Dr. Strangelove Or: How I learned to Stop Worrying about the Future and Love the Present.

Luca Hirsch, Staff Writer

Stanley Kubrik’s Dr. Strangelove or: How I Learned to Stop Worrying and Love the Bomb, is a bad movie. It is one of my favorite movies, but I will be the first to say that Dr. Strangelove can be slow, as well as a painful reminder of the advancements since made in special effects. 

That being said, what I admire in this film is Kubrick’s ability to comment on nearly every single controversial idea at the time of its 1964 release, while simultaneously addressing problems we face now. 

Kubrick reminds us that critical thinking and not focusing on what-if scenarios are vital skills in life. With the US election having just passed and college on upperclassmen’s minds, I think these skills are more vital than ever. This might be obvious, but spoiler alert:

Dr. Strangelove’s plot follows the calamitous series of events that lead to the ultimate extinction of human life. 

The story begins with General Ripper going insane and ordering an airstrike against the Soviet Union. The United States scrambles to send the fleet of bombers the reversal code and prevent a nuclear war. As this scramble ensues, President Merkin Muffley learns about the Russians’ doomsday device that would be triggered after the US attack, killing everyone on earth. Luckily, the United States sends the code in time. But one plane did not receive the code, which just so happened to be the plane bombing Russia. 

In the minutes before the doomsday device’s activation, Kubrick focuses on the United States war room where officials argue over what to do next. Dr Strangelove, President Muffley’s advisor and former Nazi, begins to advocate for the entire population to move into a deep underground series of mine shafts to wait out the nuclear fallout. General Buck Turgidson agrees with the idea but wants to prevent a “mineshaft gap” once people can return to earth’s service. Turgidson is steadfast and infatuated with the idea that the “ruskies” could have more advanced weapons and minds once things settle down. As this argument plays out, the Russian Ambassador begins to take pictures of the United States’s weapons and plans. As the War Room descends into chaos and arguments, Dr. Strangelove exclaims “Mein fuhrer I can walk!” immediately before the scene cuts to nuclear explosions: representing the extinction of human life. 

Cut to the 21st century. A few weeks after the election, many are focused on what Donald Trump will or will not accomplish with his court cases claiming election fraud, but we might forget about all the scenarios and fears people held before November 3rd. In the weeks leading up to the election I saw articles talking about possible Civil War, Nuclear war, series of riots, and just plain chaos that the election could bring. Thankfully none of that materialized, but I couldn’t help but think about how similar we acted to Dr. Strangelove.

While Dr. Strangelove has many themes, Kubrick definitely focuses his ending on characters who get ahead of themselves. General Turgson and Dr. Strangelove focused on what to do after they solved the problem, without actually addressing the first problem. 

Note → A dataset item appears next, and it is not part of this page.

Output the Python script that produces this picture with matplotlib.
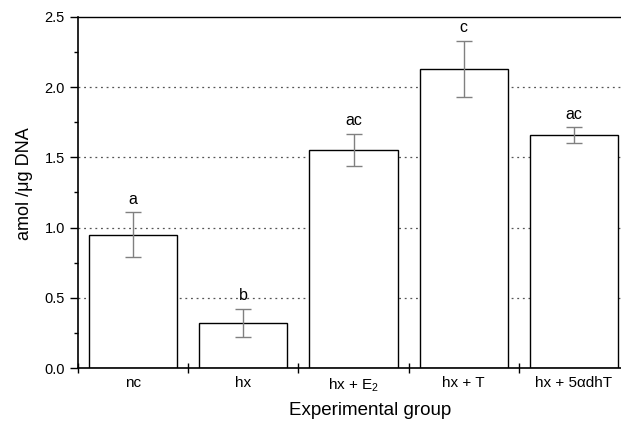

            Society and schools definitely emphasize thinking everything out: having a plan A, plan B, and plan C for whatever large decision needs to be made. I understand that preparing for possible scenarios is a necessary train of thought, but the election showed me that it’s sometimes best to take it day by day. I woke up every day and watched John King mindlessly illustrate what-if scenarios instead of telling me the actual election results. I’d sit in front of CNN, watching a graphic over what could happen if Biden wins Georgia without actually seeing a segment on the current results. On the same channel I saw Republican and Democratic supporters and leaders, reacting to what they might do if a certain result occurred. How does that help me understand and further my knowledge of the US election? When a news organization talks about what could happen in the future, are they still covering news? Or are they filling their airtime with usually negative predictions in order to up their ratings?

I think there is a simplistic beauty and serenity that comes with thinking about now rather than the future. For upperclassmen, Mount Greylock sends out next step packets by the beginning of students’ junior year. I understand the reasoning behind this: to prepare students for the future earlier rather than later. But why add unnecessary pressure to a year we all know is vital to college acceptance? At what point is thinking about the future negating the present? 

In the case of college readiness, how do I enjoy my last few years in highschool when my school already is focused on pushing me out the door halfway through? In middle school I eagerly awaited being an upperclassmen, but now that I’m here, I realize it’s just a big contest for who can be most prepared for college. I can only imagine that college is another competition for who will be most prepared for the workforce.

 I’ve been trying to think about where this ideology begins. It could be the grade system or it could be human nature, but more likely I think school places children and young adults on a path for preparation rather than enjoyment. High school feels more and more like a conveyor belt to a higher level, but there is no real prize at the end of the conveyor belt. The prize is the journey, and why would that prize matter if your journey was all about preparing for your journey? 

I hope Dr. Strangelove joins one of the few movies in the high school history curriculum, because it is just as sharp now as it was in 1964. In a time of craziness and what-ifs, I think we could all use a reminder that the future is just that: the future. The present should be enjoyed and cherished, not simply used as a time to prepare for the future.